The government, then, has to depend quite heavily upon the Court examining the Hobbs Act, and its New York antecedent state law, and finding there an expansive notion of how to define intangible property that can be confined to the extortion context.
Giridhar Sekhar’s appeal, aside from relying upon a claim that treating legal advice as either a form of “property” or as a form of a “property right” as absurd, probably made its strongest points in arguing that a criminal statute should not be extended out to novel reach without Congress having contemplated that specifically, and in arguing against “federalization” of the crime of coercion.
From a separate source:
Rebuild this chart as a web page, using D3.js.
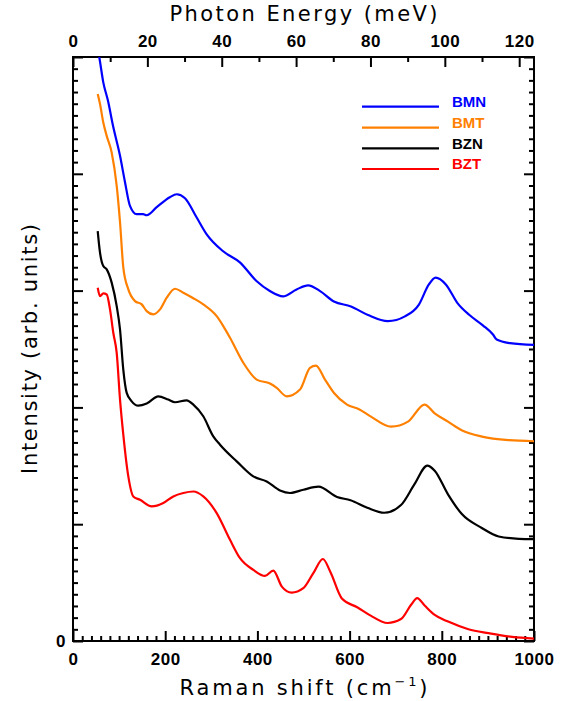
<!DOCTYPE html>
<html>
<head>
<meta charset="utf-8">
<script src="https://cdn.jsdelivr.net/npm/d3@7"></script>
<style>
  html, body { margin: 0; padding: 0; background: #fff; }
  svg { display: block; }
</style>
</head>
<body>
<div id="chart"></div>
<script>
// ---------- data (Raman shift in cm^-1, intensity in arb. units) ----------
const seriesNames = ["BMN", "BMT", "BZN", "BZT"];
const seriesColors = ["#0000ff", "#ff8000", "#000000", "#ff0000"];

const bmnShift = [50, 57, 65.7, 75.9, 86.8, 102, 112.8, 123.6, 138, 152, 160, 181.6, 210, 225, 243, 268, 290, 325, 362, 398, 427, 455.5, 485, 510, 536, 566, 603, 640, 683, 720, 750, 772, 786.6, 808.7, 834, 860, 889, 911, 919, 948, 1000];
const bmnIntensity = [5.15, 5.0, 4.783, 4.625, 4.411, 4.154, 3.928, 3.725, 3.654, 3.654, 3.645, 3.714, 3.799, 3.825, 3.791, 3.628, 3.482, 3.339, 3.242, 3.082, 2.996, 2.950, 3.010, 3.045, 2.996, 2.907, 2.864, 2.791, 2.738, 2.779, 2.878, 3.053, 3.111, 3.053, 2.893, 2.791, 2.703, 2.624, 2.581, 2.550, 2.535];

const bmtShift = [53.6, 58.6, 65.7, 73.1, 83.9, 94.8, 102, 109.1, 120, 134.5, 149, 159.9, 174.2, 188.7, 203.3, 221.3, 239.3, 261, 282.6, 311.7, 326, 340.6, 369.4, 398.5, 427.3, 441.9, 463.6, 492.4, 514.1, 527.1, 546.6, 566.2, 594.4, 620.4, 646.4, 689.8, 726.7, 762.7, 784.6, 813.4, 843, 887.2, 945.8, 1000];
const bmtIntensity = [4.683, 4.597, 4.440, 4.325, 4.183, 3.896, 3.585, 3.199, 3.010, 2.910, 2.882, 2.824, 2.796, 2.839, 2.939, 3.016, 2.982, 2.935, 2.882, 2.781, 2.696, 2.596, 2.382, 2.238, 2.204, 2.167, 2.095, 2.153, 2.339, 2.358, 2.238, 2.123, 2.024, 1.985, 1.921, 1.835, 1.878, 2.024, 1.949, 1.878, 1.805, 1.750, 1.719, 1.710];

const bznShift = [53.6, 58.6, 65.7, 73.1, 83.9, 94.8, 102, 109.1, 116.5, 127.3, 141.6, 159.9, 185, 206.7, 221.3, 246.6, 261, 282.6, 304.3, 318.9, 355.1, 391.1, 420.2, 449, 470.7, 499.6, 532.5, 572.7, 602, 638.4, 675, 711.5, 740.8, 768.5, 784.6, 813.4, 843, 886.8, 923.4, 967.2, 1000];
const bznIntensity = [3.510, 3.325, 3.210, 3.182, 3.068, 2.867, 2.667, 2.324, 2.124, 2.052, 2.015, 2.033, 2.095, 2.067, 2.044, 2.061, 2.024, 1.924, 1.752, 1.681, 1.538, 1.409, 1.366, 1.289, 1.267, 1.295, 1.321, 1.233, 1.205, 1.141, 1.098, 1.164, 1.343, 1.502, 1.458, 1.256, 1.089, 0.968, 0.895, 0.875, 0.872];

const bztShift = [53.6, 58.6, 65.7, 73.1, 80.3, 87.4, 94.8, 102, 109.1, 120, 130.8, 145.3, 170.7, 195.9, 217.6, 239.3, 261, 282.6, 311.7, 340.6, 362.3, 391.1, 416.5, 434.5, 453, 474.4, 499.6, 521.3, 542.1, 558.1, 583.7, 616.5, 645.8, 682.2, 711.5, 733.4, 746.6, 762.7, 784.6, 813.7, 857.7, 901.5, 952.5, 1000];
const bztIntensity = [3.025, 2.953, 2.976, 2.967, 2.839, 2.639, 2.467, 2.067, 1.767, 1.409, 1.238, 1.209, 1.152, 1.181, 1.238, 1.267, 1.280, 1.238, 1.095, 0.866, 0.709, 0.609, 0.557, 0.603, 0.466, 0.414, 0.452, 0.581, 0.702, 0.593, 0.361, 0.289, 0.217, 0.154, 0.188, 0.310, 0.367, 0.304, 0.223, 0.166, 0.101, 0.067, 0.035, 0.021];

// axes
const xDomain = [0, 1000];
const yDomain = [0, 5];
const xMajorTicks = [0, 200, 400, 600, 800, 1000];
const xMinorStep = 20;
const topMajorTicks = [0, 20, 40, 60, 80, 100, 120];
const topMinorTicks = [10, 30, 50, 70, 90, 110];
const yMajorTicks = [0, 1, 2, 3, 4, 5];
const yTickLabels = ["0", "", "", "", "", ""];
const yMinorStep = 0.1;
const meVPerWavenumber = 0.123984;

// ---------- layout ----------
const W = 575, H = 701;
const L = 73, R = 534, T = 57, B = 641;

const svg = d3.select("#chart").append("svg")
  .attr("width", W).attr("height", H)
  .style("font-family", "'Liberation Sans', Arial, sans-serif");

const x = d3.scaleLinear().domain(xDomain).range([L, R]);
const xTop = d3.scaleLinear().domain([xDomain[0] * meVPerWavenumber, xDomain[1] * meVPerWavenumber]).range([L, R]);
const y = d3.scaleLinear().domain(yDomain).range([B, T]);

const xMinor = d3.range(xDomain[0], xDomain[1] + 0.001, xMinorStep).filter(v => !xMajorTicks.includes(v));
const yMinor = d3.range(yDomain[0], yDomain[1] + 0.001, yMinorStep).map(v => +v.toFixed(2)).filter(v => !yMajorTicks.includes(v));

const tickFont = g => g.selectAll("text")
  .style("font-size", "17px").style("font-weight", "bold")
  .style("letter-spacing", "0.5px").attr("fill", "#000");
const tickStyle = g => {
  g.select(".domain").remove();
  g.selectAll("line").attr("stroke", "#000").attr("stroke-width", 2);
};

// bottom axis
svg.append("g").attr("transform", `translate(0,${B})`)
  .call(d3.axisBottom(x).tickValues(xMinor).tickSize(-5).tickFormat(""))
  .call(tickStyle);
svg.append("g").attr("transform", `translate(0,${B})`)
  .call(d3.axisBottom(x).tickValues(xMajorTicks).tickSize(-10).tickPadding(12).tickFormat(d3.format("d")))
  .call(tickStyle).call(tickFont);

// top axis
svg.append("g").attr("transform", `translate(0,${T})`)
  .call(d3.axisTop(xTop).tickValues(topMinorTicks).tickSize(-5).tickFormat(""))
  .call(tickStyle);
svg.append("g").attr("transform", `translate(0,${T})`)
  .call(d3.axisTop(xTop).tickValues(topMajorTicks).tickSize(-10).tickPadding(10).tickFormat(d3.format("d")))
  .call(tickStyle).call(tickFont);

// left axis
svg.append("g").attr("transform", `translate(${L},0)`)
  .call(d3.axisLeft(y).tickValues(yMinor).tickSize(-5).tickFormat(""))
  .call(tickStyle);
svg.append("g").attr("transform", `translate(${L},0)`)
  .call(d3.axisLeft(y).tickValues(yMajorTicks).tickSize(-10).tickPadding(7).tickFormat((d, i) => yTickLabels[i]))
  .call(tickStyle).call(tickFont);

// right axis
svg.append("g").attr("transform", `translate(${R},0)`)
  .call(d3.axisRight(y).tickValues(yMinor).tickSize(-5).tickFormat(""))
  .call(tickStyle);
svg.append("g").attr("transform", `translate(${R},0)`)
  .call(d3.axisRight(y).tickValues(yMajorTicks).tickSize(-10).tickFormat(""))
  .call(tickStyle);

// frame
svg.append("rect").attr("x", L).attr("y", T).attr("width", R - L).attr("height", B - T)
  .attr("fill", "none").attr("stroke", "#000").attr("stroke-width", 2);

// clip
svg.append("defs").append("clipPath").attr("id", "plotclip")
  .append("rect").attr("x", L).attr("y", T).attr("width", R - L).attr("height", B - T);

const seriesData = [
  [bmnShift, bmnIntensity],
  [bmtShift, bmtIntensity],
  [bznShift, bznIntensity],
  [bztShift, bztIntensity]
];

const line = d3.line().x(d => x(d[0])).y(d => y(d[1])).curve(d3.curveMonotoneX);

const plot = svg.append("g").attr("clip-path", "url(#plotclip)");
seriesData.forEach(([xs, ys], i) => {
  plot.append("path")
    .datum(xs.map((v, j) => [v, ys[j]]))
    .attr("d", line)
    .attr("fill", "none")
    .attr("stroke", seriesColors[i])
    .attr("stroke-width", 2.2)
    .attr("stroke-linejoin", "round");
});

// legend
const legY = [106.7, 127.7, 148.3, 169];
const leg = svg.append("g");
seriesNames.forEach((name, i) => {
  leg.append("line").attr("x1", 362).attr("x2", 439).attr("y1", legY[i]).attr("y2", legY[i])
    .attr("stroke", seriesColors[i]).attr("stroke-width", 2.2);
  leg.append("text").attr("x", 452).attr("y", legY[i] - 5).attr("dy", "0.35em")
    .attr("fill", seriesColors[i]).style("font-size", "15px").style("font-weight", "bold")
    .text(name);
});

// titles
const titleFont = "'DejaVu Sans', 'Liberation Sans', sans-serif";
svg.append("text").attr("x", (L + R) / 2).attr("y", 21)
  .attr("text-anchor", "middle").style("font-size", "21px").style("font-family", titleFont)
  .attr("textLength", 268).attr("lengthAdjust", "spacing")
  .text("Photon Energy (meV)");

const bt = svg.append("text").attr("x", (L + R) / 2).attr("y", 695)
  .attr("text-anchor", "middle").style("font-size", "21px").style("font-family", titleFont)
  .attr("textLength", 248).attr("lengthAdjust", "spacing");
bt.append("tspan").text("Raman shift (cm");
bt.append("tspan").attr("dy", -9).style("font-size", "13px").text("\u22121");
bt.append("tspan").attr("dy", 9).text(")");

svg.append("text").attr("transform", `translate(37,${(T + B) / 2}) rotate(-90)`)
  .attr("text-anchor", "middle").style("font-size", "21px").style("font-family", titleFont)
  .attr("textLength", 250).attr("lengthAdjust", "spacing")
  .text("Intensity (arb. units)");
</script>
</body>
</html>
What may well work against Sekhar, though, are the facts of the case of what he was accused of doing: using a threat of damaging publicity and damaging reports to a lawyer’s superiors in order to get a policy decision turned around so that he and his firm could pocket millions in management fees. That was hardly a form of petitioning government for a redress of grievances, so much as it has the aroma of pure manipulation for economic gain. His lawyers need to find ways to keep the Justices thinking about legal arguments and not focus too heavily upon the prosecution’s evidence.